Authenticity is prioritized over strategy in modern relationship psychology. The idea that you should strategically withhold contact to manipulate someone's perception of you contradicts what actually builds trust and genuine connection. If someone loses interest because you reached out within 24 hours (rather than 72), that's information about compatibility, not a reflection of your approach.
Context-dependent timing is more relevant. Some matchmaking services and coaches suggest following up within 24 hours to 1 week, depending on the circumstance, rather than a strict three-day window. This allows you to seem interested without seeming impulsive, and keeps the interaction fresh.
Communication style matters more than timing. Whether you reach out on day one or day seven is less important than what you actually say. A thoughtful, genuine message is more effective than perfectly-timed small talk.
Different Scenarios: What Might Make Sense
| Scenario | Typical Approach | Why |
|---|---|---|
| Matched on a dating app with active conversation | 24 hours | Momentum is high; delays can signal disinterest on a platform designed for quick connection |
| Met in person, exchanged numbers | Next day or within 2–3 days | Natural time to process the interaction; feels connected but not rushed |
| Referred by a matchmaker | Per matchmaker's guidance | Professional context often has its own timeline expectations |
| Long conversation but no explicit follow-up mentioned | 1–3 days | Gives the other person space without losing momentum |
| You're genuinely unsure about interest level | A few days | Time can clarify your own feelings without strategic game-play |
The Real Question: Is the Rule Actually Helpful?

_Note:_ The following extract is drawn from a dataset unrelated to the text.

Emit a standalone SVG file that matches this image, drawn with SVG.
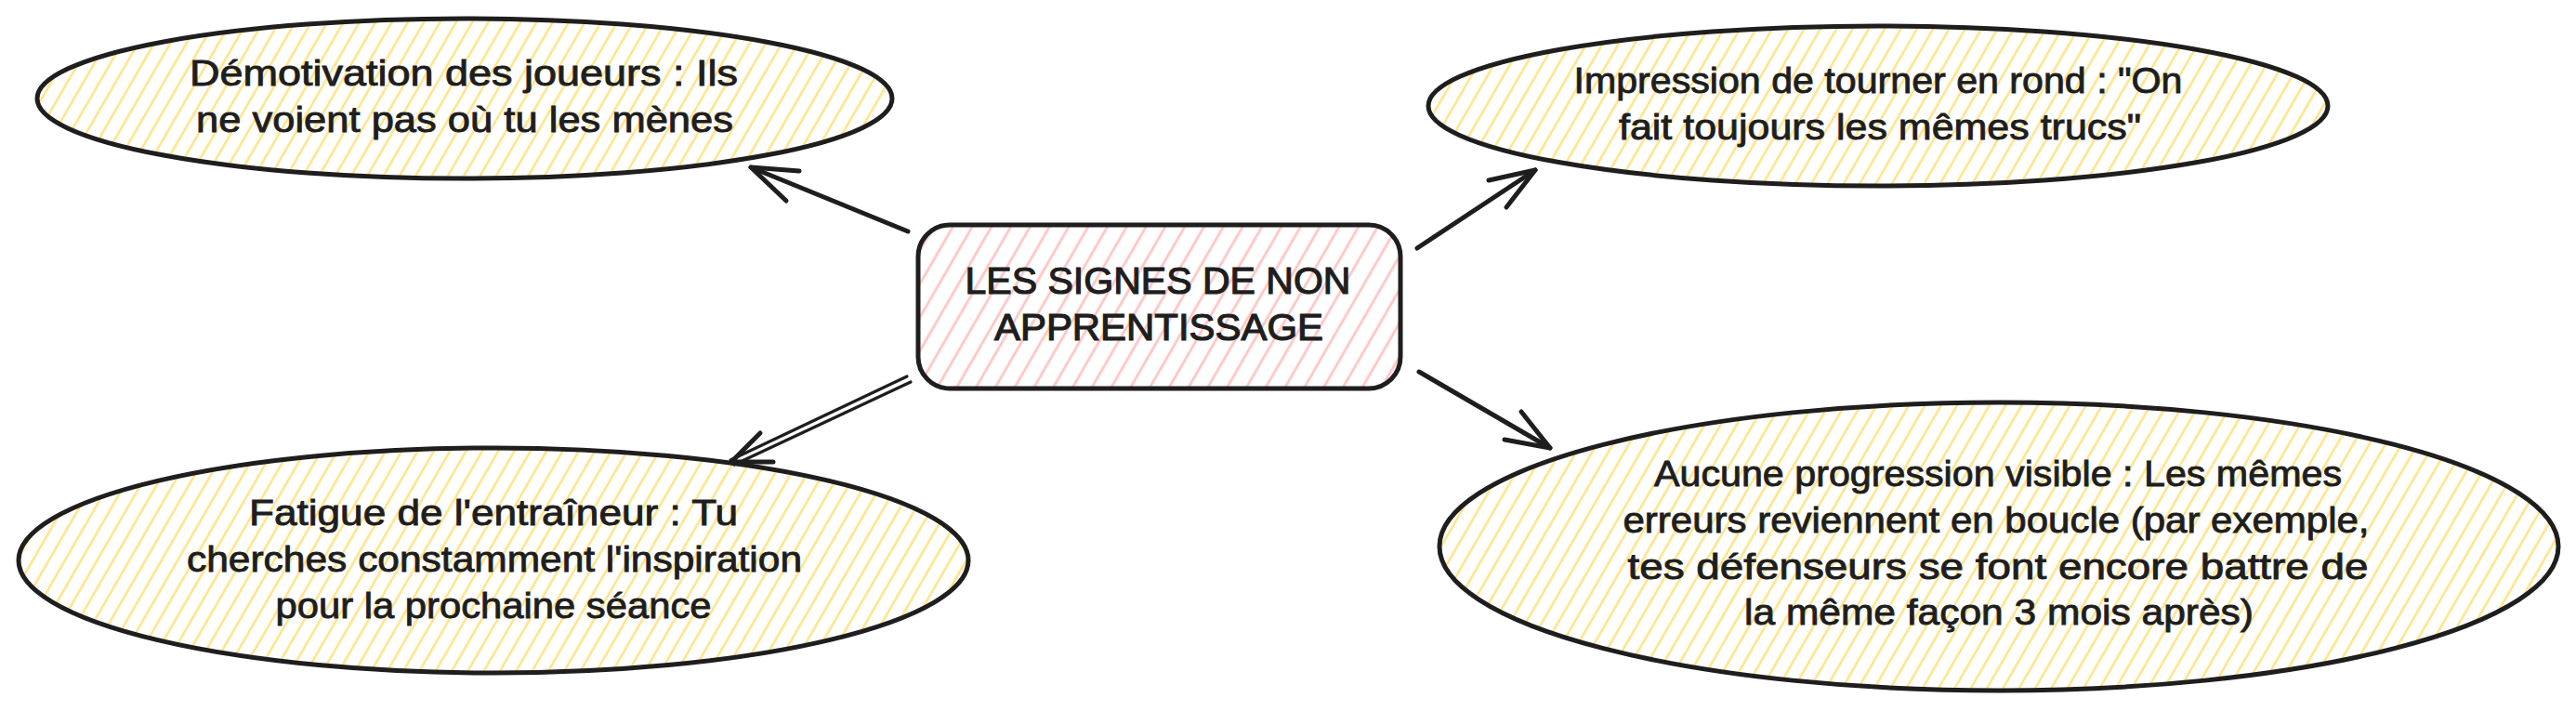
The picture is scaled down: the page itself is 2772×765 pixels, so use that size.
<svg xmlns="http://www.w3.org/2000/svg" width="2772" height="765" viewBox="0 0 2772 765">
  <defs>
    <pattern id="hatchY" patternUnits="userSpaceOnUse" width="15" height="15" patternTransform="rotate(30)">
      <line x1="2" y1="-5" x2="2" y2="20" stroke="#ffe38a" stroke-width="2.6"/>
    </pattern>
    <pattern id="hatchP" patternUnits="userSpaceOnUse" width="18" height="18" patternTransform="rotate(30)">
      <line x1="2" y1="-5" x2="2" y2="25" stroke="#ffc4c4" stroke-width="2.8"/>
    </pattern>
    <style>
      .shape { stroke: #1e1e1e; stroke-width: 5; stroke-linejoin: round; }
      .yel { fill: url(#hatchY); }
      .pink { fill: url(#hatchP); }
      .lbl { font-family: "Liberation Sans", "DejaVu Sans", sans-serif; font-size: 39px; fill: #1e1e1e; stroke: #1e1e1e; stroke-width: 0.9; text-anchor: middle; }
      .title { font-family: "Liberation Sans", "DejaVu Sans", sans-serif; font-size: 40px; fill: #1e1e1e; stroke: #1e1e1e; stroke-width: 1.2; text-anchor: middle; }
      .conn { fill: none; stroke: #1e1e1e; stroke-width: 5; stroke-linecap: round; stroke-linejoin: round; }
      .connThin { fill: none; stroke: #1e1e1e; stroke-width: 3.2; stroke-linecap: round; stroke-linejoin: round; }
    </style>
  </defs>
  <rect x="0" y="0" width="2772" height="765" fill="#ffffff"/>

  <g id="connectors">
    <g id="arrow-demotivation">
      <line class="conn" x1="977" y1="249" x2="808" y2="180"/>
      <polyline class="conn" points="860,184 808,180 846,216"/>
    </g>
    <g id="arrow-impression">
      <line class="conn" x1="1525" y1="267" x2="1652" y2="183"/>
      <polyline class="conn" points="1602,194 1652,183 1621,223"/>
    </g>
    <g id="arrow-fatigue">
      <line class="connThin" x1="976" y1="405" x2="786" y2="495"/>
      <line class="connThin" x1="980" y1="411" x2="790" y2="500"/>
      <polyline class="conn" points="818,466 787,497 832,497"/>
    </g>
    <g id="arrow-progression">
      <line class="conn" x1="1527" y1="400" x2="1668" y2="482"/>
      <polyline class="conn" points="1637,443 1668,482 1619,473"/>
    </g>
  </g>

  <g id="node-center">
    <rect class="shape pink" x="988" y="242" width="519" height="176" rx="34" ry="34"/>
    <text class="title" x="1246" y="316" textLength="415" lengthAdjust="spacingAndGlyphs">LES SIGNES DE NON</text>
    <text class="title" x="1247" y="366" textLength="354" lengthAdjust="spacingAndGlyphs">APPRENTISSAGE</text>
  </g>

  <g id="node-demotivation">
    <ellipse class="shape yel" cx="500" cy="106" rx="460" ry="86"/>
    <text class="lbl" x="499" y="92" textLength="590" lengthAdjust="spacingAndGlyphs">Démotivation des joueurs : Ils</text>
    <text class="lbl" x="500" y="142" textLength="578" lengthAdjust="spacingAndGlyphs">ne voient pas où tu les mènes</text>
  </g>

  <g id="node-impression">
    <ellipse class="shape yel" cx="2021" cy="114" rx="484" ry="86"/>
    <text class="lbl" x="2021" y="100" textLength="655" lengthAdjust="spacingAndGlyphs">Impression de tourner en rond : "On</text>
    <text class="lbl" x="2023" y="150" textLength="562" lengthAdjust="spacingAndGlyphs">fait toujours les mêmes trucs"</text>
  </g>

  <g id="node-fatigue">
    <ellipse class="shape yel" cx="531" cy="603" rx="511" ry="121"/>
    <text class="lbl" x="531" y="565" textLength="526" lengthAdjust="spacingAndGlyphs">Fatigue de l'entraîneur : Tu</text>
    <text class="lbl" x="532" y="615" textLength="662" lengthAdjust="spacingAndGlyphs">cherches constamment l'inspiration</text>
    <text class="lbl" x="531" y="665" textLength="469" lengthAdjust="spacingAndGlyphs">pour la prochaine séance</text>
  </g>

  <g id="node-progression">
    <ellipse class="shape yel" cx="2151" cy="588" rx="602" ry="155"/>
    <text class="lbl" x="2150" y="523" textLength="740" lengthAdjust="spacingAndGlyphs">Aucune progression visible : Les mêmes</text>
    <text class="lbl" x="2148" y="573" textLength="803" lengthAdjust="spacingAndGlyphs">erreurs reviennent en boucle (par exemple,</text>
    <text class="lbl" x="2150" y="623" textLength="797" lengthAdjust="spacingAndGlyphs">tes défenseurs se font encore battre de</text>
    <text class="lbl" x="2151" y="672" textLength="548" lengthAdjust="spacingAndGlyphs">la même façon 3 mois après)</text>
  </g>
</svg>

The three day rule persists partly because it shifts responsibility away from you. Instead of deciding based on your situation, you follow a formula. But that convenience comes at a cost: the rule treats all situations and all people the same, even though they're not.
The rule can backfire if:
- You're using it as an excuse to avoid the small vulnerability of reaching out
- The other person interprets the wait as disinterest
- The natural conversational window closes
- You're agonizing over the exact timing instead of thinking about what you actually want to say
The rule might align with your actual situation if:
- You want to give both people time to reflect before investing energy
- The matchmaking context has its own built-in timeline
- You genuinely need a few days to process your own feelings
- You're naturally someone who prefers a slower approach to connection
What You Actually Need to Evaluate
Instead of following a rule, consider:
- What's the communication norm on this specific platform or service? Dating apps operate differently than matchmaking referrals.
- Was there a timeframe mentioned, explicitly or implicitly? "Let's grab coffee this weekend" is different from "It was nice to meet you."
- Do you have something genuine to say right now? Message content matters more than timing.
- Are you waiting because of strategy or because of logistics? There's a difference.
- How would you feel on the receiving end? If you matched with someone and didn't hear from them for three days, would you assume they lost interest or still be waiting to hear from them?
The dating landscape—and the tools people use to connect—have evolved substantially since the three day rule became conventional wisdom. Your decision about when to reach out should reflect your actual situation, the other person's likely expectations, and what feels authentic to you, rather than adherence to an arbitrary timeline.